#### THE PROBLEM:
Output the material beneath this task exactly, images excluded.

#### SOURCE MATERIAL:

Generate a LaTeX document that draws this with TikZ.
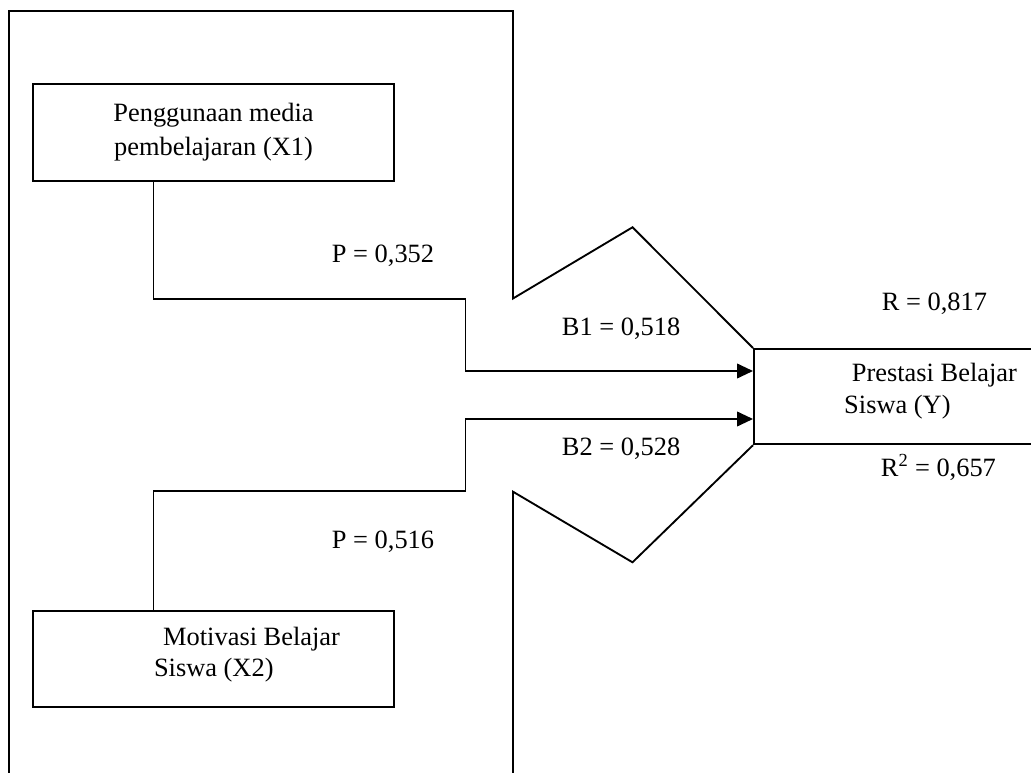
\documentclass[tikz,border=0pt]{standalone}
\usepackage{fontspec}
\setmainfont{Liberation Serif}
\usetikzlibrary{arrows.meta}

\begin{document}
\begin{tikzpicture}[x=0.75pt,y=-0.75pt,line width=1.4pt,
    box/.style={draw,rectangle,inner sep=0pt,minimum width=270.75pt,minimum height=72.3pt},
    lbl/.style={inner sep=0pt,font=\fontsize{19.8}{24}\selectfont},
    link/.style={-{Triangle[length=12pt,width=11pt]}}]
    \clip (0,0) rectangle (1031,773);

    \node[box] (X1) at (213.3,132.5) {};
    \node[box] (X2) at (213.3,659.2) {};
    \node[box,anchor=west,minimum width=225pt,minimum height=71.5pt] (Y) at (753,396.6) {};

    \draw (9,773) -- (9,11) -- (513,11) -- (513,298.5) -- (632.5,227.3) -- (Y.north west);
    \draw (Y.south west) -- (632.5,562.3) -- (513,491.7) -- (513,773);

    \coordinate (k1) at (153.5,298.7);
    \coordinate (k2) at (465.5,298.7);
    \coordinate (k3) at (465.5,371);
    \draw[link] (X1.south -| k1) -- (k1) -- (k2) -- (k3) -- (Y.west |- k3);

    \coordinate (m1) at (153.5,491.3);
    \coordinate (m2) at (465.5,491.3);
    \coordinate (m3) at (465.5,419);
    \draw[link] (X2.north -| m1) -- (m1) -- (m2) -- (m3) -- (Y.west |- m3);

    \node[lbl,anchor=base] (t1a) at (213.5,121.7) {Penggunaan media};
    \node[lbl,anchor=base] (t1b) at (213.5,155.7) {pembelajaran (X1)};
    \node[lbl,anchor=base west] (t2a) at (162.3,645) {Motivasi Belajar};
    \node[lbl,anchor=base west] (t2b) at (153.1,676) {Siswa (X2)};
    \node[lbl,anchor=base west] (tya) at (851,381.7) {Prestasi Belajar};
    \node[lbl,anchor=base west] (tyb) at (843.3,413) {Siswa (Y)};

    \node[lbl,anchor=base west] (p1) at (331,262.3) {P = 0,352};
    \node[lbl,anchor=base west] (p2) at (331,548.3) {P = 0,516};
    \node[lbl,anchor=base west] (b1) at (561,335) {B1 = 0,518};
    \node[lbl,anchor=base west] (b2) at (561,455) {B2 = 0,528};
    \node[lbl,anchor=base west] (r1) at (881,311) {R = 0,817};
    \node[lbl,anchor=base west] (r2) at (880,476.7) {R\textsuperscript{2} = 0,657};
\end{tikzpicture}
\end{document}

#### REPLY:
Generate a LaTeX document that draws this with TikZ.
\documentclass[tikz,border=0pt]{standalone}
\usepackage{fontspec}
\setmainfont{Liberation Serif}
\usetikzlibrary{arrows.meta}

\begin{document}
\begin{tikzpicture}[x=0.75pt,y=-0.75pt,line width=1.4pt,
    box/.style={draw,rectangle,inner sep=0pt,minimum width=270.75pt,minimum height=72.3pt},
    lbl/.style={inner sep=0pt,font=\fontsize{19.8}{24}\selectfont},
    link/.style={-{Triangle[length=12pt,width=11pt]}}]
    \clip (0,0) rectangle (1031,773);

    \node[box] (X1) at (213.3,132.5) {};
    \node[box] (X2) at (213.3,659.2) {};
    \node[box,anchor=west,minimum width=225pt,minimum height=71.5pt] (Y) at (753,396.6) {};

    \draw (9,773) -- (9,11) -- (513,11) -- (513,298.5) -- (632.5,227.3) -- (Y.north west);
    \draw (Y.south west) -- (632.5,562.3) -- (513,491.7) -- (513,773);

    \coordinate (k1) at (153.5,298.7);
    \coordinate (k2) at (465.5,298.7);
    \coordinate (k3) at (465.5,371);
    \draw[link] (X1.south -| k1) -- (k1) -- (k2) -- (k3) -- (Y.west |- k3);

    \coordinate (m1) at (153.5,491.3);
    \coordinate (m2) at (465.5,491.3);
    \coordinate (m3) at (465.5,419);
    \draw[link] (X2.north -| m1) -- (m1) -- (m2) -- (m3) -- (Y.west |- m3);

    \node[lbl,anchor=base] (t1a) at (213.5,121.7) {Penggunaan media};
    \node[lbl,anchor=base] (t1b) at (213.5,155.7) {pembelajaran (X1)};
    \node[lbl,anchor=base west] (t2a) at (162.3,645) {Motivasi Belajar};
    \node[lbl,anchor=base west] (t2b) at (153.1,676) {Siswa (X2)};
    \node[lbl,anchor=base west] (tya) at (851,381.7) {Prestasi Belajar};
    \node[lbl,anchor=base west] (tyb) at (843.3,413) {Siswa (Y)};

    \node[lbl,anchor=base west] (p1) at (331,262.3) {P = 0,352};
    \node[lbl,anchor=base west] (p2) at (331,548.3) {P = 0,516};
    \node[lbl,anchor=base west] (b1) at (561,335) {B1 = 0,518};
    \node[lbl,anchor=base west] (b2) at (561,455) {B2 = 0,528};
    \node[lbl,anchor=base west] (r1) at (881,311) {R = 0,817};
    \node[lbl,anchor=base west] (r2) at (880,476.7) {R\textsuperscript{2} = 0,657};
\end{tikzpicture}
\end{document}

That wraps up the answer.